[BRIEF] Everything in the listing except the pictures should be written out exactly.

[SOURCE MATERIAL]
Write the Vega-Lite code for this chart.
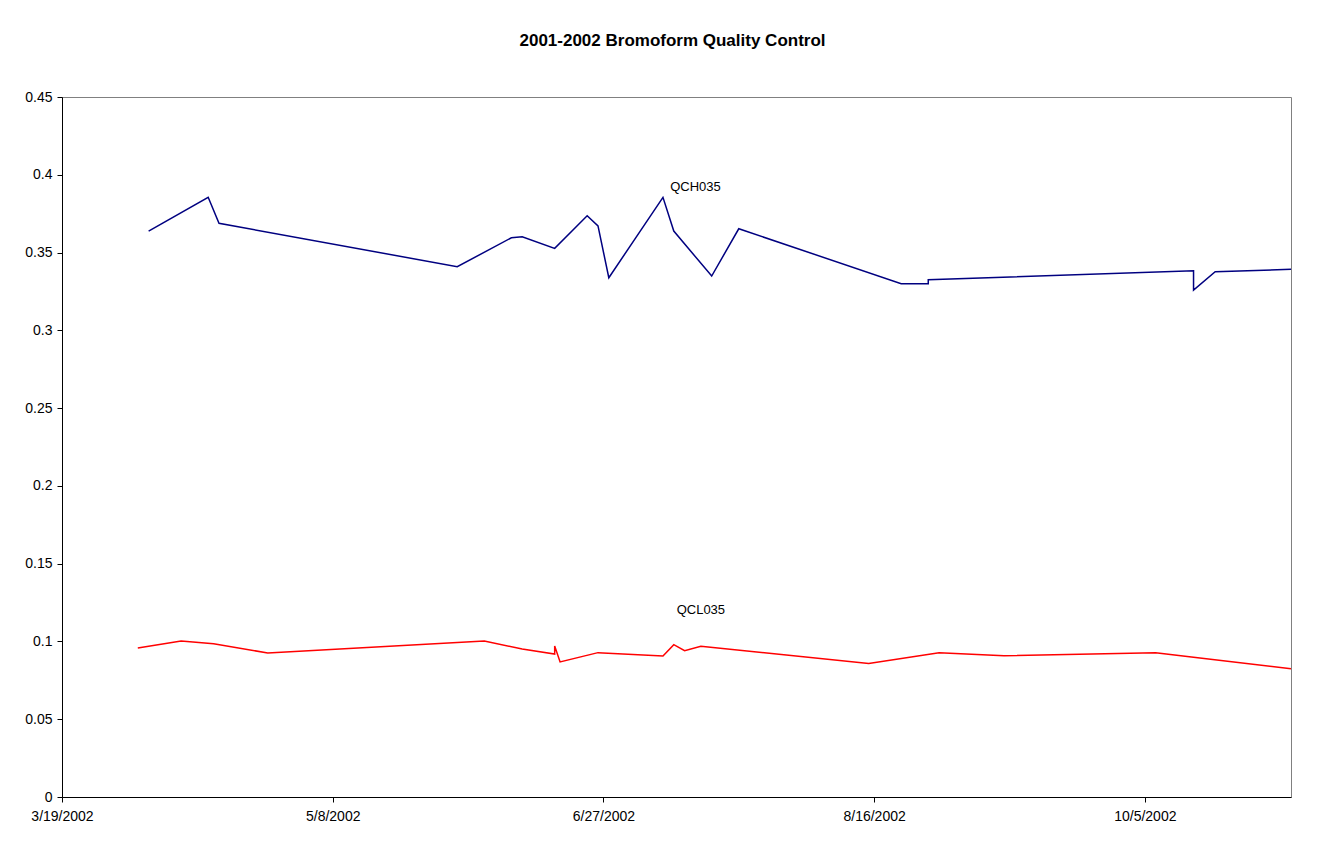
{
  "$schema": "https://vega.github.io/schema/vega-lite/v6.json",
  "autosize": {"type": "none"},
  "width": 1229,
  "height": 700,
  "padding": {"left": 62, "top": 97, "right": 51, "bottom": 47},
  "background": "white",
  "title": {
    "text": "2001-2002 Bromoform Quality Control",
    "font": "Liberation Sans",
    "fontSize": 17,
    "fontWeight": "bold",
    "color": "black",
    "anchor": "middle",
    "offset": 40,
    "dx": -4
  },
  "config": {
    "view": {"stroke": "#808080", "strokeWidth": 1},
    "axis": {
      "labelFont": "Liberation Sans",
      "labelFontSize": 14,
      "labelColor": "black",
      "domainColor": "black",
      "tickColor": "black",
      "grid": false,
      "title": null,
      "tickSize": 5
    }
  },
  "datasets": {
    "series": [
      {"series": "QCH035", "seq": 1, "date": "2002-04-04", "value": 0.3638},
      {"series": "QCH035", "seq": 2, "date": "2002-04-15", "value": 0.3855},
      {"series": "QCH035", "seq": 3, "date": "2002-04-17", "value": 0.3688},
      {"series": "QCH035", "seq": 4, "date": "2002-05-31", "value": 0.3409},
      {"series": "QCH035", "seq": 5, "date": "2002-06-10", "value": 0.3595},
      {"series": "QCH035", "seq": 6, "date": "2002-06-12", "value": 0.3602},
      {"series": "QCH035", "seq": 7, "date": "2002-06-18", "value": 0.3527},
      {"series": "QCH035", "seq": 8, "date": "2002-06-24", "value": 0.3737},
      {"series": "QCH035", "seq": 9, "date": "2002-06-26", "value": 0.3671},
      {"series": "QCH035", "seq": 10, "date": "2002-06-28", "value": 0.3338},
      {"series": "QCH035", "seq": 11, "date": "2002-07-08", "value": 0.3855},
      {"series": "QCH035", "seq": 12, "date": "2002-07-10", "value": 0.3638},
      {"series": "QCH035", "seq": 13, "date": "2002-07-17", "value": 0.3349},
      {"series": "QCH035", "seq": 14, "date": "2002-07-22", "value": 0.3653},
      {"series": "QCH035", "seq": 15, "date": "2002-08-21", "value": 0.3300},
      {"series": "QCH035", "seq": 16, "date": "2002-08-26", "value": 0.3300},
      {"series": "QCH035", "seq": 17, "date": "2002-08-26", "value": 0.3325},
      {"series": "QCH035", "seq": 18, "date": "2002-10-14", "value": 0.3383},
      {"series": "QCH035", "seq": 19, "date": "2002-10-14", "value": 0.3259},
      {"series": "QCH035", "seq": 20, "date": "2002-10-18", "value": 0.3377},
      {"series": "QCH035", "seq": 21, "date": "2002-11-01", "value": 0.3392},
      {"series": "QCL035", "seq": 1, "date": "2002-04-02", "value": 0.0958},
      {"series": "QCL035", "seq": 2, "date": "2002-04-10", "value": 0.1003},
      {"series": "QCL035", "seq": 3, "date": "2002-04-16", "value": 0.0985},
      {"series": "QCL035", "seq": 4, "date": "2002-04-26", "value": 0.0926},
      {"series": "QCL035", "seq": 5, "date": "2002-06-05", "value": 0.1003},
      {"series": "QCL035", "seq": 6, "date": "2002-06-12", "value": 0.0951},
      {"series": "QCL035", "seq": 7, "date": "2002-06-18", "value": 0.0919},
      {"series": "QCL035", "seq": 8, "date": "2002-06-18", "value": 0.0971},
      {"series": "QCL035", "seq": 9, "date": "2002-06-19", "value": 0.0868},
      {"series": "QCL035", "seq": 10, "date": "2002-06-26", "value": 0.0928},
      {"series": "QCL035", "seq": 11, "date": "2002-07-08", "value": 0.0906},
      {"series": "QCL035", "seq": 12, "date": "2002-07-10", "value": 0.0979},
      {"series": "QCL035", "seq": 13, "date": "2002-07-12", "value": 0.0940},
      {"series": "QCL035", "seq": 14, "date": "2002-07-15", "value": 0.0969},
      {"series": "QCL035", "seq": 15, "date": "2002-08-15", "value": 0.0859},
      {"series": "QCL035", "seq": 16, "date": "2002-08-28", "value": 0.0928},
      {"series": "QCL035", "seq": 17, "date": "2002-09-09", "value": 0.0908},
      {"series": "QCL035", "seq": 18, "date": "2002-10-07", "value": 0.0928},
      {"series": "QCL035", "seq": 19, "date": "2002-10-14", "value": 0.0898},
      {"series": "QCL035", "seq": 20, "date": "2002-11-01", "value": 0.0825}
    ],
    "labels": [
      {"series": "QCH035", "date": "2002-07-14", "value": 0.3896},
      {"series": "QCL035", "date": "2002-07-15", "value": 0.1176}
    ]
  },
  "encoding": {
    "x": {
      "field": "date",
      "type": "temporal",
      "scale": {
        "type": "utc",
        "domain": [
          {"year": 2002, "month": 3, "date": 19, "utc": true},
          {"year": 2002, "month": 11, "date": 1, "utc": true}
        ]
      },
      "axis": {
        "labelExpr": "utcFormat(datum.value, '%-m/%-d/%Y')",
        "labelPadding": 7,
        "labelFlush": false,
        "labelOverlap": false,
        "values": [
          {"year": 2002, "month": 3, "date": 19, "utc": true},
          {"year": 2002, "month": 5, "date": 8, "utc": true},
          {"year": 2002, "month": 6, "date": 27, "utc": true},
          {"year": 2002, "month": 8, "date": 16, "utc": true},
          {"year": 2002, "month": 10, "date": 5, "utc": true}
        ]
      }
    },
    "y": {
      "field": "value",
      "type": "quantitative",
      "scale": {"domain": [0, 0.45], "nice": false, "zero": true},
      "axis": {
        "values": [0, 0.05, 0.1, 0.15, 0.2, 0.25, 0.3, 0.35, 0.4, 0.45],
        "format": "~g",
        "labelPadding": 5,
        "labelFlush": false
      }
    }
  },
  "layer": [
    {
      "data": {"name": "series"},
      "mark": {"type": "line", "strokeWidth": 1.5},
      "encoding": {
        "order": {"field": "seq", "type": "quantitative"},
        "color": {
          "field": "series",
          "type": "nominal",
          "scale": {"domain": ["QCH035", "QCL035"], "range": ["#000080", "#ff0000"]},
          "legend": null
        }
      }
    },
    {
      "data": {"name": "labels"},
      "mark": {
        "type": "text",
        "font": "Liberation Sans",
        "fontSize": 13,
        "color": "black",
        "align": "center",
        "baseline": "alphabetic"
      },
      "encoding": {
        "text": {"field": "series", "type": "nominal"}
      }
    }
  ]
}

[ANSWER TO THIS PROBLEM]
Write the Vega-Lite code for this chart.
{
  "$schema": "https://vega.github.io/schema/vega-lite/v6.json",
  "autosize": {"type": "none"},
  "width": 1229,
  "height": 700,
  "padding": {"left": 62, "top": 97, "right": 51, "bottom": 47},
  "background": "white",
  "title": {
    "text": "2001-2002 Bromoform Quality Control",
    "font": "Liberation Sans",
    "fontSize": 17,
    "fontWeight": "bold",
    "color": "black",
    "anchor": "middle",
    "offset": 40,
    "dx": -4
  },
  "config": {
    "view": {"stroke": "#808080", "strokeWidth": 1},
    "axis": {
      "labelFont": "Liberation Sans",
      "labelFontSize": 14,
      "labelColor": "black",
      "domainColor": "black",
      "tickColor": "black",
      "grid": false,
      "title": null,
      "tickSize": 5
    }
  },
  "datasets": {
    "series": [
      {"series": "QCH035", "seq": 1, "date": "2002-04-04", "value": 0.3638},
      {"series": "QCH035", "seq": 2, "date": "2002-04-15", "value": 0.3855},
      {"series": "QCH035", "seq": 3, "date": "2002-04-17", "value": 0.3688},
      {"series": "QCH035", "seq": 4, "date": "2002-05-31", "value": 0.3409},
      {"series": "QCH035", "seq": 5, "date": "2002-06-10", "value": 0.3595},
      {"series": "QCH035", "seq": 6, "date": "2002-06-12", "value": 0.3602},
      {"series": "QCH035", "seq": 7, "date": "2002-06-18", "value": 0.3527},
      {"series": "QCH035", "seq": 8, "date": "2002-06-24", "value": 0.3737},
      {"series": "QCH035", "seq": 9, "date": "2002-06-26", "value": 0.3671},
      {"series": "QCH035", "seq": 10, "date": "2002-06-28", "value": 0.3338},
      {"series": "QCH035", "seq": 11, "date": "2002-07-08", "value": 0.3855},
      {"series": "QCH035", "seq": 12, "date": "2002-07-10", "value": 0.3638},
      {"series": "QCH035", "seq": 13, "date": "2002-07-17", "value": 0.3349},
      {"series": "QCH035", "seq": 14, "date": "2002-07-22", "value": 0.3653},
      {"series": "QCH035", "seq": 15, "date": "2002-08-21", "value": 0.3300},
      {"series": "QCH035", "seq": 16, "date": "2002-08-26", "value": 0.3300},
      {"series": "QCH035", "seq": 17, "date": "2002-08-26", "value": 0.3325},
      {"series": "QCH035", "seq": 18, "date": "2002-10-14", "value": 0.3383},
      {"series": "QCH035", "seq": 19, "date": "2002-10-14", "value": 0.3259},
      {"series": "QCH035", "seq": 20, "date": "2002-10-18", "value": 0.3377},
      {"series": "QCH035", "seq": 21, "date": "2002-11-01", "value": 0.3392},
      {"series": "QCL035", "seq": 1, "date": "2002-04-02", "value": 0.0958},
      {"series": "QCL035", "seq": 2, "date": "2002-04-10", "value": 0.1003},
      {"series": "QCL035", "seq": 3, "date": "2002-04-16", "value": 0.0985},
      {"series": "QCL035", "seq": 4, "date": "2002-04-26", "value": 0.0926},
      {"series": "QCL035", "seq": 5, "date": "2002-06-05", "value": 0.1003},
      {"series": "QCL035", "seq": 6, "date": "2002-06-12", "value": 0.0951},
      {"series": "QCL035", "seq": 7, "date": "2002-06-18", "value": 0.0919},
      {"series": "QCL035", "seq": 8, "date": "2002-06-18", "value": 0.0971},
      {"series": "QCL035", "seq": 9, "date": "2002-06-19", "value": 0.0868},
      {"series": "QCL035", "seq": 10, "date": "2002-06-26", "value": 0.0928},
      {"series": "QCL035", "seq": 11, "date": "2002-07-08", "value": 0.0906},
      {"series": "QCL035", "seq": 12, "date": "2002-07-10", "value": 0.0979},
      {"series": "QCL035", "seq": 13, "date": "2002-07-12", "value": 0.0940},
      {"series": "QCL035", "seq": 14, "date": "2002-07-15", "value": 0.0969},
      {"series": "QCL035", "seq": 15, "date": "2002-08-15", "value": 0.0859},
      {"series": "QCL035", "seq": 16, "date": "2002-08-28", "value": 0.0928},
      {"series": "QCL035", "seq": 17, "date": "2002-09-09", "value": 0.0908},
      {"series": "QCL035", "seq": 18, "date": "2002-10-07", "value": 0.0928},
      {"series": "QCL035", "seq": 19, "date": "2002-10-14", "value": 0.0898},
      {"series": "QCL035", "seq": 20, "date": "2002-11-01", "value": 0.0825}
    ],
    "labels": [
      {"series": "QCH035", "date": "2002-07-14", "value": 0.3896},
      {"series": "QCL035", "date": "2002-07-15", "value": 0.1176}
    ]
  },
  "encoding": {
    "x": {
      "field": "date",
      "type": "temporal",
      "scale": {
        "type": "utc",
        "domain": [
          {"year": 2002, "month": 3, "date": 19, "utc": true},
          {"year": 2002, "month": 11, "date": 1, "utc": true}
        ]
      },
      "axis": {
        "labelExpr": "utcFormat(datum.value, '%-m/%-d/%Y')",
        "labelPadding": 7,
        "labelFlush": false,
        "labelOverlap": false,
        "values": [
          {"year": 2002, "month": 3, "date": 19, "utc": true},
          {"year": 2002, "month": 5, "date": 8, "utc": true},
          {"year": 2002, "month": 6, "date": 27, "utc": true},
          {"year": 2002, "month": 8, "date": 16, "utc": true},
          {"year": 2002, "month": 10, "date": 5, "utc": true}
        ]
      }
    },
    "y": {
      "field": "value",
      "type": "quantitative",
      "scale": {"domain": [0, 0.45], "nice": false, "zero": true},
      "axis": {
        "values": [0, 0.05, 0.1, 0.15, 0.2, 0.25, 0.3, 0.35, 0.4, 0.45],
        "format": "~g",
        "labelPadding": 5,
        "labelFlush": false
      }
    }
  },
  "layer": [
    {
      "data": {"name": "series"},
      "mark": {"type": "line", "strokeWidth": 1.5},
      "encoding": {
        "order": {"field": "seq", "type": "quantitative"},
        "color": {
          "field": "series",
          "type": "nominal",
          "scale": {"domain": ["QCH035", "QCL035"], "range": ["#000080", "#ff0000"]},
          "legend": null
        }
      }
    },
    {
      "data": {"name": "labels"},
      "mark": {
        "type": "text",
        "font": "Liberation Sans",
        "fontSize": 13,
        "color": "black",
        "align": "center",
        "baseline": "alphabetic"
      },
      "encoding": {
        "text": {"field": "series", "type": "nominal"}
      }
    }
  ]
}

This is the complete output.